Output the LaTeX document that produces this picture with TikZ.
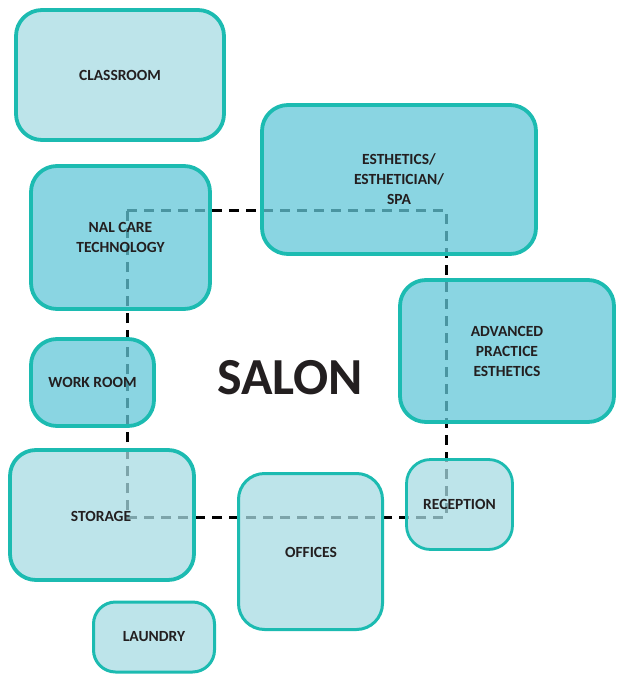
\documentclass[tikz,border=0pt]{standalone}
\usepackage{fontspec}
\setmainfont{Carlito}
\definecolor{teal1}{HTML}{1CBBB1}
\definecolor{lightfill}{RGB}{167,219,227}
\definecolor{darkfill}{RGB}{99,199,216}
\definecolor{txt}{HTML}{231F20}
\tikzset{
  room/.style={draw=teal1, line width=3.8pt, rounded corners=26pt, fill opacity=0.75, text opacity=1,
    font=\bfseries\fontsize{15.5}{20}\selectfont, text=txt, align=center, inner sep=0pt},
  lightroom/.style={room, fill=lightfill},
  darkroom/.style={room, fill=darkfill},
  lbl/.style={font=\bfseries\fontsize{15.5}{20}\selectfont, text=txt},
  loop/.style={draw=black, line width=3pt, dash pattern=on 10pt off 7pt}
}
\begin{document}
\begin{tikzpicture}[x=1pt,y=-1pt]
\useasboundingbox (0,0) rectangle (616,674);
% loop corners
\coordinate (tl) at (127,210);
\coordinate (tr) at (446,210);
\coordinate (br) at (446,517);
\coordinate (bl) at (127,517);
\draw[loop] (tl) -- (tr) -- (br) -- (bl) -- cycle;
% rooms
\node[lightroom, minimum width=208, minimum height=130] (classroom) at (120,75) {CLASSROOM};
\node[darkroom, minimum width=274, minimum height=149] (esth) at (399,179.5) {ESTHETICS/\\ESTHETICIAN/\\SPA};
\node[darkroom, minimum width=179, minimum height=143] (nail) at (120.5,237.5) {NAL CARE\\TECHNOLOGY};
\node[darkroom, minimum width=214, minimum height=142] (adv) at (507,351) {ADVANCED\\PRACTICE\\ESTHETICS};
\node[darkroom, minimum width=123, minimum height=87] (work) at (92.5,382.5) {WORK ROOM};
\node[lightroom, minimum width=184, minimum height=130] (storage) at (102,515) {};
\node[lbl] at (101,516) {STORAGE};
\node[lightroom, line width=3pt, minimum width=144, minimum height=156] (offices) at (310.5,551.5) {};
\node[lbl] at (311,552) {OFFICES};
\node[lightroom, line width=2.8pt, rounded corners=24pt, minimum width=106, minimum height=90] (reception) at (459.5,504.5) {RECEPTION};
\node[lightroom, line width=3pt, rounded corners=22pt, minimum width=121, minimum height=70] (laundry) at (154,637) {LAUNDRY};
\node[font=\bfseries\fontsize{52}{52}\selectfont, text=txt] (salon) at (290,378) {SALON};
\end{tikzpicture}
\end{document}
==*==
Leave out the pictures and give the listing above again exactly.

Worked solution.
Output the LaTeX document that produces this picture with TikZ.
\documentclass[tikz,border=0pt]{standalone}
\usepackage{fontspec}
\setmainfont{Carlito}
\definecolor{teal1}{HTML}{1CBBB1}
\definecolor{lightfill}{RGB}{167,219,227}
\definecolor{darkfill}{RGB}{99,199,216}
\definecolor{txt}{HTML}{231F20}
\tikzset{
  room/.style={draw=teal1, line width=3.8pt, rounded corners=26pt, fill opacity=0.75, text opacity=1,
    font=\bfseries\fontsize{15.5}{20}\selectfont, text=txt, align=center, inner sep=0pt},
  lightroom/.style={room, fill=lightfill},
  darkroom/.style={room, fill=darkfill},
  lbl/.style={font=\bfseries\fontsize{15.5}{20}\selectfont, text=txt},
  loop/.style={draw=black, line width=3pt, dash pattern=on 10pt off 7pt}
}
\begin{document}
\begin{tikzpicture}[x=1pt,y=-1pt]
\useasboundingbox (0,0) rectangle (616,674);
% loop corners
\coordinate (tl) at (127,210);
\coordinate (tr) at (446,210);
\coordinate (br) at (446,517);
\coordinate (bl) at (127,517);
\draw[loop] (tl) -- (tr) -- (br) -- (bl) -- cycle;
% rooms
\node[lightroom, minimum width=208, minimum height=130] (classroom) at (120,75) {CLASSROOM};
\node[darkroom, minimum width=274, minimum height=149] (esth) at (399,179.5) {ESTHETICS/\\ESTHETICIAN/\\SPA};
\node[darkroom, minimum width=179, minimum height=143] (nail) at (120.5,237.5) {NAL CARE\\TECHNOLOGY};
\node[darkroom, minimum width=214, minimum height=142] (adv) at (507,351) {ADVANCED\\PRACTICE\\ESTHETICS};
\node[darkroom, minimum width=123, minimum height=87] (work) at (92.5,382.5) {WORK ROOM};
\node[lightroom, minimum width=184, minimum height=130] (storage) at (102,515) {};
\node[lbl] at (101,516) {STORAGE};
\node[lightroom, line width=3pt, minimum width=144, minimum height=156] (offices) at (310.5,551.5) {};
\node[lbl] at (311,552) {OFFICES};
\node[lightroom, line width=2.8pt, rounded corners=24pt, minimum width=106, minimum height=90] (reception) at (459.5,504.5) {RECEPTION};
\node[lightroom, line width=3pt, rounded corners=22pt, minimum width=121, minimum height=70] (laundry) at (154,637) {LAUNDRY};
\node[font=\bfseries\fontsize{52}{52}\selectfont, text=txt] (salon) at (290,378) {SALON};
\end{tikzpicture}
\end{document}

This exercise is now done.